[Start of Entries supplied]

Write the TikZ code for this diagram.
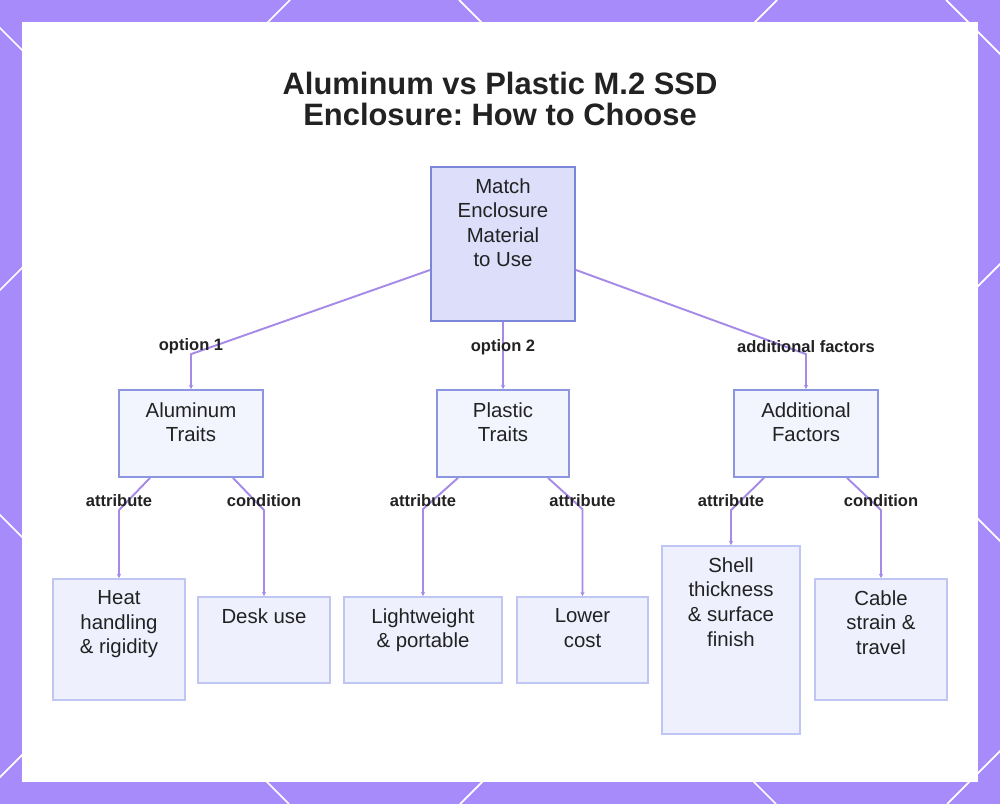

[End of Entries supplied]
[Start of Entries supplied]

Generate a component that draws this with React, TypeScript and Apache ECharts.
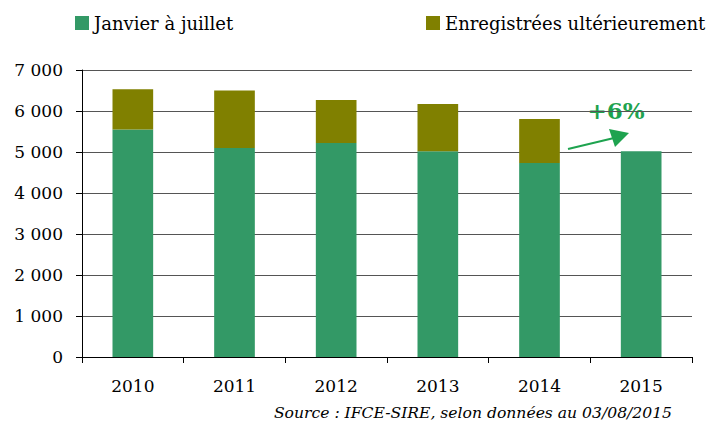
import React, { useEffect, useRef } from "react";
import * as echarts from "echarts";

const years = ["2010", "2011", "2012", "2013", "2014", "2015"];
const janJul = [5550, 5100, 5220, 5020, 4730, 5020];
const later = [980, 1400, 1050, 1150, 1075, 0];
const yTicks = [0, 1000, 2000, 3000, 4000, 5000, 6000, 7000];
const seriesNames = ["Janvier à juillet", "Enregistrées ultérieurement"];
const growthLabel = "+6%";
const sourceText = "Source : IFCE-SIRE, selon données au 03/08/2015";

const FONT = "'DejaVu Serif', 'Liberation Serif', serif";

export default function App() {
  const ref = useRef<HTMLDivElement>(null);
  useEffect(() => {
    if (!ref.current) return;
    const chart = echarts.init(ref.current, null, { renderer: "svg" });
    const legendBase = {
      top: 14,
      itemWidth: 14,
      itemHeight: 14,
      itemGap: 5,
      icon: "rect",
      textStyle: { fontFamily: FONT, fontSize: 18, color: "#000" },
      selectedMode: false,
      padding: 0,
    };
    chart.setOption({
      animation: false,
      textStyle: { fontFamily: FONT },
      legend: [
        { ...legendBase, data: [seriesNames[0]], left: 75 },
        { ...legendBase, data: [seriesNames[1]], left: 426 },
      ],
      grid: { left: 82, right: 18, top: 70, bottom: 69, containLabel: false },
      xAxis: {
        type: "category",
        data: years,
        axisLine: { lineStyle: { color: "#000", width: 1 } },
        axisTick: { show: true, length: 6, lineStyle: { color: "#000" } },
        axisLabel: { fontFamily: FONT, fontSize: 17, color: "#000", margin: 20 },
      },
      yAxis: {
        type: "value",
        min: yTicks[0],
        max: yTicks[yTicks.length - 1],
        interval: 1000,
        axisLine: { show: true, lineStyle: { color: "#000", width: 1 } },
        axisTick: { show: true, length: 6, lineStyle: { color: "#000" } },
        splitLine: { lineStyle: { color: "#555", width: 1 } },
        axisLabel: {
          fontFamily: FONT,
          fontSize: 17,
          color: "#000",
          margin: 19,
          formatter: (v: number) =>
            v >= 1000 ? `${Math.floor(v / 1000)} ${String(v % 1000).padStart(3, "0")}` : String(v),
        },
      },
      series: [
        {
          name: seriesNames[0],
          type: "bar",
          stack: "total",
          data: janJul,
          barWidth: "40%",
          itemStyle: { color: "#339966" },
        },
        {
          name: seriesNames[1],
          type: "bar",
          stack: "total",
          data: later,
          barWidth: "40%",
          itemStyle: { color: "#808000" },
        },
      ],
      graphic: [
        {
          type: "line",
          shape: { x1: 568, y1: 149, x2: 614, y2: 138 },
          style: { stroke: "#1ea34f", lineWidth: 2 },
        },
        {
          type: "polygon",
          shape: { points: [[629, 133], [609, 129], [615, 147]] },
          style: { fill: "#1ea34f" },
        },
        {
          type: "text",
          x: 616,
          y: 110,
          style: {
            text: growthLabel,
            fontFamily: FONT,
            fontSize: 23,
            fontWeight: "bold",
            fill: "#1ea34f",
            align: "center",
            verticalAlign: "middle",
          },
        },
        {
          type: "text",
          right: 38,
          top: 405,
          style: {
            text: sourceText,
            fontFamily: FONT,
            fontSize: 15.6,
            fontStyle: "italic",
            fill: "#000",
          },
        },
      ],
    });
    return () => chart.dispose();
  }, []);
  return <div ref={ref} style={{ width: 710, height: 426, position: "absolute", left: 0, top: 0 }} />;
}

[End of Entries supplied]
[Start of Entries supplied]

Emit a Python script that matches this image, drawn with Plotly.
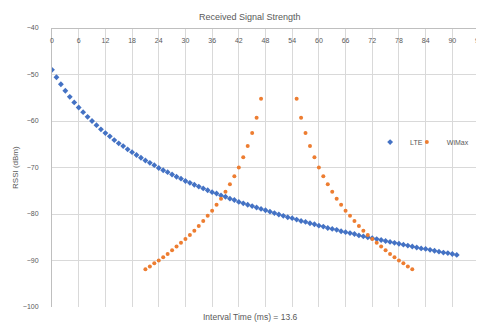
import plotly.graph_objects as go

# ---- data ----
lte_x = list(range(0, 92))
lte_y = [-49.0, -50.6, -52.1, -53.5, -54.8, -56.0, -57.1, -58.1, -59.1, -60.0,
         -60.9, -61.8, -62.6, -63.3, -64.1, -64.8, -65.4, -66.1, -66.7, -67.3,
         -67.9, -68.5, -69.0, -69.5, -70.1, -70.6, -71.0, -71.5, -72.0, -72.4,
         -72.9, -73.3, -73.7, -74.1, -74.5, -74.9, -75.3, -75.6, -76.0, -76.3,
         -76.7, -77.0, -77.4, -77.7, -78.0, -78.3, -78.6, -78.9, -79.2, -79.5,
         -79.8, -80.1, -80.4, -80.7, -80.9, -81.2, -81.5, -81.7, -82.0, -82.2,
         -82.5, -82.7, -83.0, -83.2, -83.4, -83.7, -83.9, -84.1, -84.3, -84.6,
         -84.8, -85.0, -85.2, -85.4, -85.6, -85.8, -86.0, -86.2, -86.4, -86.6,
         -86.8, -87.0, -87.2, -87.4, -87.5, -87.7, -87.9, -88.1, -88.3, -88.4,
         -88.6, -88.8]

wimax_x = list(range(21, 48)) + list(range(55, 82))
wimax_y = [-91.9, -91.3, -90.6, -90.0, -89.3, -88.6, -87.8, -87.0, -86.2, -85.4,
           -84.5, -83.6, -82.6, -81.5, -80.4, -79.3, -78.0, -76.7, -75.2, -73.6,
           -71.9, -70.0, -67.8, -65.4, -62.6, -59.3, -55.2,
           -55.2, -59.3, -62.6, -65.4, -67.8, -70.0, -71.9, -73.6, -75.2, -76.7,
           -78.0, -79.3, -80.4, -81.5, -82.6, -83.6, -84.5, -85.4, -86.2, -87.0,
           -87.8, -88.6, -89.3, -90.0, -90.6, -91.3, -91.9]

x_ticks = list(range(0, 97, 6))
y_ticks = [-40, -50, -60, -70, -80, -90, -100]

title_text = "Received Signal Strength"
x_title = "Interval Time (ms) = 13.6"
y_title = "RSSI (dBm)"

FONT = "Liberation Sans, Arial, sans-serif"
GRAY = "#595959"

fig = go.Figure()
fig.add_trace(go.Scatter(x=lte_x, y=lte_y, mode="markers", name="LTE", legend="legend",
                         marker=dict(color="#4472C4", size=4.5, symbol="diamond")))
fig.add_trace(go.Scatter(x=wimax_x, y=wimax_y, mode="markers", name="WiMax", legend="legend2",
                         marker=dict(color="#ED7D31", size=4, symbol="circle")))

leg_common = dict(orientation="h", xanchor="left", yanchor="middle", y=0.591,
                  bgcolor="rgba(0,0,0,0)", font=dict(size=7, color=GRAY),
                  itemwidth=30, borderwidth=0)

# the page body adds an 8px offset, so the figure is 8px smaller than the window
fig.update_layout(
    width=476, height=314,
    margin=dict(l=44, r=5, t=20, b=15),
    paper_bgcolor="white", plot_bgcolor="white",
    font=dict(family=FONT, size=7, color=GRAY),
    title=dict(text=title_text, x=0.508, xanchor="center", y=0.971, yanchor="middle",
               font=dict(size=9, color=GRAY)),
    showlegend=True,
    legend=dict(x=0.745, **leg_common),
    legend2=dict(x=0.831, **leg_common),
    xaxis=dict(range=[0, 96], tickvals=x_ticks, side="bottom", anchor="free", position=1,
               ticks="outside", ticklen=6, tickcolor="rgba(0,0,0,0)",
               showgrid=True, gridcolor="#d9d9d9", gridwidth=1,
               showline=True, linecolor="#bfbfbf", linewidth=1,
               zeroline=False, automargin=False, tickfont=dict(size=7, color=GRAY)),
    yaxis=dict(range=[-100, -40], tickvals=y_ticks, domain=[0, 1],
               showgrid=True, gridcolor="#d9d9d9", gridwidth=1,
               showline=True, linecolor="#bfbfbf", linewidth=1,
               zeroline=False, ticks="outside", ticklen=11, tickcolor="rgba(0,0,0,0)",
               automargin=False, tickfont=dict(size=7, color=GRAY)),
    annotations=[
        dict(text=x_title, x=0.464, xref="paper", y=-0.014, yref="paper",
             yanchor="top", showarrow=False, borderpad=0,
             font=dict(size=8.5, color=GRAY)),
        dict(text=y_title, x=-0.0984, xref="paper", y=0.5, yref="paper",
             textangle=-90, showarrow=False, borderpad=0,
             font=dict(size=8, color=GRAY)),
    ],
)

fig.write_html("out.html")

[End of Entries supplied]

> Challenge
Without the pictures, give again only the lines beginning at the line that contains "Emit a Python" and stopping after the line that contains "import plotly.graph_objects as go", exactly as written.

> Exercise response
Emit a Python script that matches this image, drawn with Plotly.
import plotly.graph_objects as go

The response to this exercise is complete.